*Set task:* Return all the data below as it stands, minus the pictures.
════════════════
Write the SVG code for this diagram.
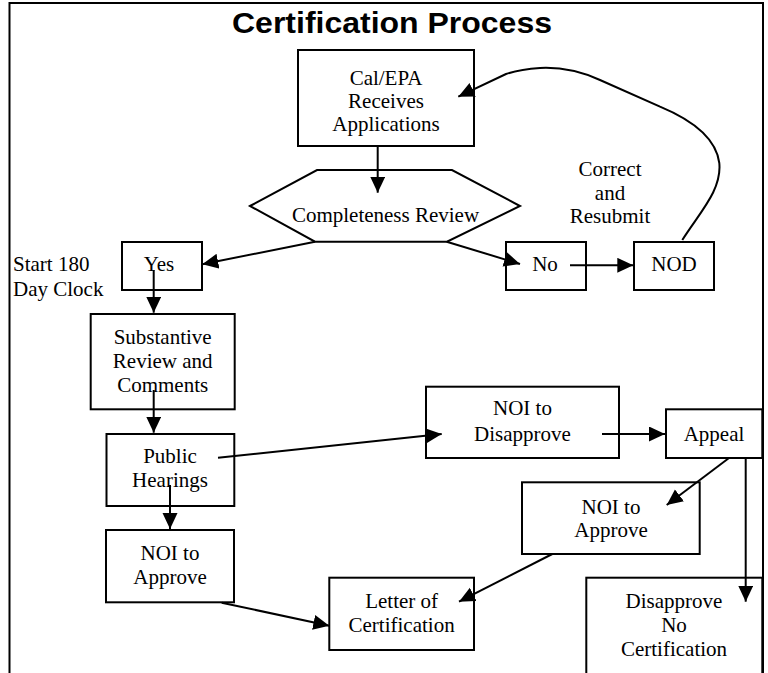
<svg xmlns="http://www.w3.org/2000/svg" width="768" height="673" viewBox="0 0 768 673">
<style>
.frame{fill:none;stroke:#000;stroke-width:2}
.box{fill:#fff;stroke:#000;stroke-width:2}
.t{font-family:"Liberation Serif","Times New Roman",serif;font-size:21px;fill:#000;text-anchor:middle}
.tl{font-family:"Liberation Serif","Times New Roman",serif;font-size:21px;fill:#000}
.title{font-family:"Liberation Sans",Arial,sans-serif;font-size:29px;font-weight:bold;fill:#000}
.c{fill:none;stroke:#000;stroke-width:2;marker-end:url(#ah)}
</style>
<defs>
<marker id="ah" markerUnits="userSpaceOnUse" markerWidth="17" markerHeight="16" refX="16" refY="7.5" orient="auto" viewBox="0 0 17 16">
<path d="M0,0 L16,7.5 L0,15 z" fill="#000"/>
</marker>
</defs>
<rect width="768" height="673" fill="#fff"/>
<path class="frame" d="M9.5,673 V3 H763 V673"/>
<text class="title" x="232" y="33" textLength="320" lengthAdjust="spacingAndGlyphs">Certification Process</text>

<g id="nodes">
<g id="cal"><rect class="box" x="298" y="50" width="176" height="96"/>
<text class="t" x="386" y="84.5">Cal/EPA</text><text class="t" x="386" y="107.5">Receives</text><text class="t" x="386" y="130.5">Applications</text></g>
<g id="review"><polygon class="box" points="250,206 317,170 452,170 520,206 447,241.7 315,241.7"/>
<text class="t" x="385.5" y="222">Completeness Review</text></g>
<g id="yes"><rect class="box" x="122" y="242" width="80" height="48"/><text class="t" x="159" y="271">Yes</text></g>
<g id="clock"><text class="tl" x="13" y="271">Start 180</text><text class="tl" x="13" y="296">Day Clock</text></g>
<g id="no"><rect class="box" x="506" y="242" width="80" height="48"/><text class="t" x="545" y="271">No</text></g>
<g id="nod"><rect class="box" x="634" y="242" width="80" height="48"/><text class="t" x="674" y="271">NOD</text></g>
<g id="resubmit"><text class="t" x="610" y="176">Correct</text><text class="t" x="610" y="199.5">and</text><text class="t" x="610" y="223">Resubmit</text></g>
<g id="substantive"><rect class="box" x="90.7" y="314" width="144" height="95.3"/>
<text class="t" x="162.7" y="343.5">Substantive</text><text class="t" x="162.7" y="368">Review and</text><text class="t" x="162.7" y="392">Comments</text></g>
<g id="public"><rect class="box" x="106.5" y="434" width="127.8" height="72"/>
<text class="t" x="170" y="463">Public</text><text class="t" x="170" y="487">Hearings</text></g>
<g id="noi-disapprove"><rect class="box" x="426" y="386.7" width="193" height="71.3"/>
<text class="t" x="522.5" y="415">NOI to</text><text class="t" x="522.5" y="441">Disapprove</text></g>
<g id="appeal"><rect class="box" x="666" y="409.3" width="96.3" height="48.7"/><text class="t" x="714" y="441">Appeal</text></g>
<g id="noi-approve-r"><rect class="box" x="522" y="482.3" width="177.7" height="71.7"/>
<text class="t" x="611" y="513.5">NOI to</text><text class="t" x="611" y="537">Approve</text></g>
<g id="noi-approve-l"><rect class="box" x="106" y="530" width="128" height="72.3"/>
<text class="t" x="170" y="559.5">NOI to</text><text class="t" x="170" y="584">Approve</text></g>
<g id="letter"><rect class="box" x="329.3" y="577.7" width="144.7" height="72.3"/>
<text class="t" x="401.6" y="608">Letter of</text><text class="t" x="401.6" y="632">Certification</text></g>
<g id="disapprove"><rect class="box" x="586.3" y="577.7" width="176" height="110"/>
<text class="t" x="674" y="608">Disapprove</text><text class="t" x="674" y="632">No</text><text class="t" x="674" y="656">Certification</text></g>
</g>

<g id="connectors">
<path class="c" d="M377.7,146 V192.7"/>
<path class="c" d="M315,241.7 L202.3,264.3"/>
<path class="c" d="M446.7,241.7 L520,264"/>
<path class="c" d="M570,265.3 H633.3"/>
<path class="c" d="M682.3,240 C700,212 722,190 719.3,163 C716,138 692,120 660,106.7 L600,80 C580,71 560,67 540,68 C525,69 515,71 506,74 L458.3,96.7"/>
<path class="c" d="M153.7,270 V312.7"/>
<path class="c" d="M153.7,390 V432.7"/>
<path class="c" d="M218,457.7 L441.7,434"/>
<path class="c" d="M602,434 H665"/>
<path class="c" d="M170,485 V529"/>
<path class="c" d="M221.7,602.7 L329.3,625.7"/>
<path class="c" d="M729,458 L666.7,505"/>
<path class="c" d="M745.7,458 V601.7"/>
<path class="c" d="M552.3,554 L459,601.7"/>
</g>
</svg>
════════════════
*Task response:*
Write the SVG code for this diagram.
<svg xmlns="http://www.w3.org/2000/svg" width="768" height="673" viewBox="0 0 768 673">
<style>
.frame{fill:none;stroke:#000;stroke-width:2}
.box{fill:#fff;stroke:#000;stroke-width:2}
.t{font-family:"Liberation Serif","Times New Roman",serif;font-size:21px;fill:#000;text-anchor:middle}
.tl{font-family:"Liberation Serif","Times New Roman",serif;font-size:21px;fill:#000}
.title{font-family:"Liberation Sans",Arial,sans-serif;font-size:29px;font-weight:bold;fill:#000}
.c{fill:none;stroke:#000;stroke-width:2;marker-end:url(#ah)}
</style>
<defs>
<marker id="ah" markerUnits="userSpaceOnUse" markerWidth="17" markerHeight="16" refX="16" refY="7.5" orient="auto" viewBox="0 0 17 16">
<path d="M0,0 L16,7.5 L0,15 z" fill="#000"/>
</marker>
</defs>
<rect width="768" height="673" fill="#fff"/>
<path class="frame" d="M9.5,673 V3 H763 V673"/>
<text class="title" x="232" y="33" textLength="320" lengthAdjust="spacingAndGlyphs">Certification Process</text>

<g id="nodes">
<g id="cal"><rect class="box" x="298" y="50" width="176" height="96"/>
<text class="t" x="386" y="84.5">Cal/EPA</text><text class="t" x="386" y="107.5">Receives</text><text class="t" x="386" y="130.5">Applications</text></g>
<g id="review"><polygon class="box" points="250,206 317,170 452,170 520,206 447,241.7 315,241.7"/>
<text class="t" x="385.5" y="222">Completeness Review</text></g>
<g id="yes"><rect class="box" x="122" y="242" width="80" height="48"/><text class="t" x="159" y="271">Yes</text></g>
<g id="clock"><text class="tl" x="13" y="271">Start 180</text><text class="tl" x="13" y="296">Day Clock</text></g>
<g id="no"><rect class="box" x="506" y="242" width="80" height="48"/><text class="t" x="545" y="271">No</text></g>
<g id="nod"><rect class="box" x="634" y="242" width="80" height="48"/><text class="t" x="674" y="271">NOD</text></g>
<g id="resubmit"><text class="t" x="610" y="176">Correct</text><text class="t" x="610" y="199.5">and</text><text class="t" x="610" y="223">Resubmit</text></g>
<g id="substantive"><rect class="box" x="90.7" y="314" width="144" height="95.3"/>
<text class="t" x="162.7" y="343.5">Substantive</text><text class="t" x="162.7" y="368">Review and</text><text class="t" x="162.7" y="392">Comments</text></g>
<g id="public"><rect class="box" x="106.5" y="434" width="127.8" height="72"/>
<text class="t" x="170" y="463">Public</text><text class="t" x="170" y="487">Hearings</text></g>
<g id="noi-disapprove"><rect class="box" x="426" y="386.7" width="193" height="71.3"/>
<text class="t" x="522.5" y="415">NOI to</text><text class="t" x="522.5" y="441">Disapprove</text></g>
<g id="appeal"><rect class="box" x="666" y="409.3" width="96.3" height="48.7"/><text class="t" x="714" y="441">Appeal</text></g>
<g id="noi-approve-r"><rect class="box" x="522" y="482.3" width="177.7" height="71.7"/>
<text class="t" x="611" y="513.5">NOI to</text><text class="t" x="611" y="537">Approve</text></g>
<g id="noi-approve-l"><rect class="box" x="106" y="530" width="128" height="72.3"/>
<text class="t" x="170" y="559.5">NOI to</text><text class="t" x="170" y="584">Approve</text></g>
<g id="letter"><rect class="box" x="329.3" y="577.7" width="144.7" height="72.3"/>
<text class="t" x="401.6" y="608">Letter of</text><text class="t" x="401.6" y="632">Certification</text></g>
<g id="disapprove"><rect class="box" x="586.3" y="577.7" width="176" height="110"/>
<text class="t" x="674" y="608">Disapprove</text><text class="t" x="674" y="632">No</text><text class="t" x="674" y="656">Certification</text></g>
</g>

<g id="connectors">
<path class="c" d="M377.7,146 V192.7"/>
<path class="c" d="M315,241.7 L202.3,264.3"/>
<path class="c" d="M446.7,241.7 L520,264"/>
<path class="c" d="M570,265.3 H633.3"/>
<path class="c" d="M682.3,240 C700,212 722,190 719.3,163 C716,138 692,120 660,106.7 L600,80 C580,71 560,67 540,68 C525,69 515,71 506,74 L458.3,96.7"/>
<path class="c" d="M153.7,270 V312.7"/>
<path class="c" d="M153.7,390 V432.7"/>
<path class="c" d="M218,457.7 L441.7,434"/>
<path class="c" d="M602,434 H665"/>
<path class="c" d="M170,485 V529"/>
<path class="c" d="M221.7,602.7 L329.3,625.7"/>
<path class="c" d="M729,458 L666.7,505"/>
<path class="c" d="M745.7,458 V601.7"/>
<path class="c" d="M552.3,554 L459,601.7"/>
</g>
</svg>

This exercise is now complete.